We stood there, at the Southernmost point in the US and looked south, three generations with three different sets of memories. I looked at the old man, squinting as if trying to see across the miles, maybe seeing things I couldn’t.
“Abuelo, it’s only 90 miles away, if there was a bridge we could drive there in two hours!” – said I, seventeen years old at the time.
My father looked down and walked to the car, out of my sight, but the old man didn’t move.
“You can’t build that bridge Luisito, man can’t build that kind of bridge.”
“Of course it can be built abuelo, look at the one we crossed to get here!” – I said and smiled the smile of youth, a smile not jaded by lost innocence and betrayed promises.
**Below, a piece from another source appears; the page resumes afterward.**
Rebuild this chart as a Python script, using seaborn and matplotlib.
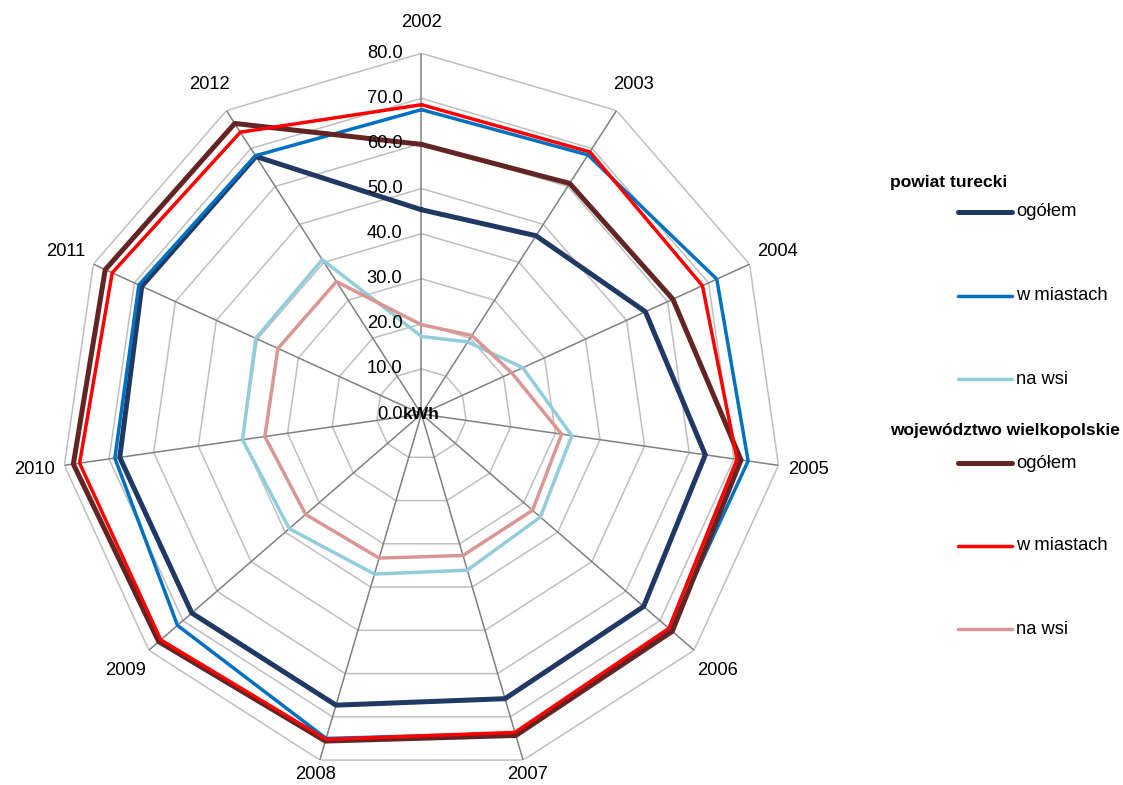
import numpy as np
import matplotlib
matplotlib.use("Agg")
import matplotlib.pyplot as plt
import matplotlib.transforms as mtransforms
from matplotlib.lines import Line2D
import seaborn as sns

years = ["2002", "2003", "2004", "2005", "2006", "2007",
         "2008", "2009", "2010", "2011", "2012"]

# powiat turecki
pt_total = [45.3, 47.0, 54.6, 63.6, 65.2, 65.8, 67.3, 67.4, 67.6, 68.2, 67.9]
pt_city = [67.5, 68.3, 72.0, 73.2, 73.0, 73.8, 75.0, 71.6, 68.7, 68.9, 68.1]
pt_rural = [17.2, 19.0, 24.7, 33.7, 34.9, 36.1, 37.0, 38.8, 40.1, 40.4, 40.7]
# województwo wielkopolskie
wv_total = [59.8, 60.8, 61.3, 71.6, 73.6, 74.3, 75.6, 77.1, 78.0, 77.1, 76.6]
wv_city = [68.6, 69.1, 68.5, 70.7, 72.6, 73.6, 75.2, 76.5, 76.6, 75.4, 74.3]
wv_rural = [19.8, 20.7, 22.0, 31.4, 32.6, 32.7, 33.3, 34.0, 35.1, 35.0, 34.9]

r_ticks = [0, 10, 20, 30, 40, 50, 60, 70, 80]

series = [
    ("ogółem", pt_total, "#1F3864", 3.6),
    ("w miastach", pt_city, "#0070C0", 2.5),
    ("na wsi", pt_rural, "#92CDDC", 2.5),
    ("ogółem", wv_total, "#632523", 3.6),
    ("w miastach", wv_city, "#FF0000", 2.5),
    ("na wsi", wv_rural, "#D99694", 2.5),
]

sns.set_theme(style="white")
plt.rcParams["font.family"] = ["Liberation Sans", "DejaVu Sans"]
plt.rcParams["text.color"] = "black"

fig = plt.figure(figsize=(11.23, 7.85), dpi=100)
ax = fig.add_axes([0.0541, 0.0131, 0.6424, 0.919], projection="polar")
ax.set_theta_zero_location("N")
ax.set_theta_direction(-1)
ax.set_ylim(0, 80)
ax.grid(False)
ax.spines["polar"].set_visible(False)
ax.set_xticks([])
ax.set_yticks([])
ax.set_facecolor("white")

n = len(years)
theta = np.arange(n) * 2 * np.pi / n
theta_c = np.append(theta, 2 * np.pi)

# polygon grid
for r in r_ticks[1:]:
    ax.plot(theta_c, [r] * (n + 1), color="#BFBFBF", lw=1.1, zorder=1)
for t in theta:
    ax.plot([t, t], [0, 80], color="#808080", lw=1.1, zorder=1.5)

# series
for label, vals, color, lw in series:
    sns.lineplot(x=theta_c, y=list(vals) + [vals[0]], ax=ax, color=color,
                 lw=lw, sort=False, legend=False, zorder=3)
ax.set_xlabel("")
ax.set_ylabel("")

# category labels (the two bottom ones sit a bit closer, as in the original)
for t, y in zip(theta, years):
    r_lab = 83.4 if y in ("2007", "2008") else 86.8
    ax.text(t, r_lab, y, ha="center", va="center", fontsize=13.2,
            color="black", clip_on=False)

# radial labels
off = mtransforms.offset_copy(ax.transData, fig=fig, x=-19, y=0, units="dots")
for r in r_ticks:
    ax.text(0, r, f"{r:.1f}", transform=off, ha="right", va="center",
            fontsize=13.2, color="black")
ax.text(0, 0, "kWh", ha="center", va="center", fontsize=12.5,
        fontweight="bold", color="black", zorder=5)

# legend
W, H = 1123, 785
def fx(px):
    return px / W
def fy(py):
    return 1 - py / H

fig.text(fx(890), fy(183), "powiat turecki", fontsize=12.5,
         fontweight="bold", va="center", ha="left", color="black")
fig.text(fx(890), fy(431), "województwo wielkopolskie", fontsize=12.5,
         fontweight="bold", va="center", ha="left", color="black")
ys = [212, 296, 379, 463, 546, 629]
for (label, vals, color, lw), y in zip(series, ys):
    fig.add_artist(Line2D([fx(958), fx(1012)], [fy(y), fy(y)], color=color,
                          lw=lw, solid_capstyle="round",
                          transform=fig.transFigure))
    fig.text(fx(1016), fy(y), label, fontsize=13.2, va="center", ha="left",
             color="black")

fig.savefig("out.png", dpi=100, facecolor="white")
“You do that Luisito, build your bridge, I know that you will do just that.” – he turned and walked back to my father and our car.
My grandfather died a year later, the bridge all but a forgotten fantasy of my younger days. Except maybe not; maybe I am building our bridge, my grandfather’s and mine, a bridge between a people’s, spanning time and memories, for the old man who couldn’t see but could remember, who placed his trust in my hands.
I love you old man, I’m building our bridge.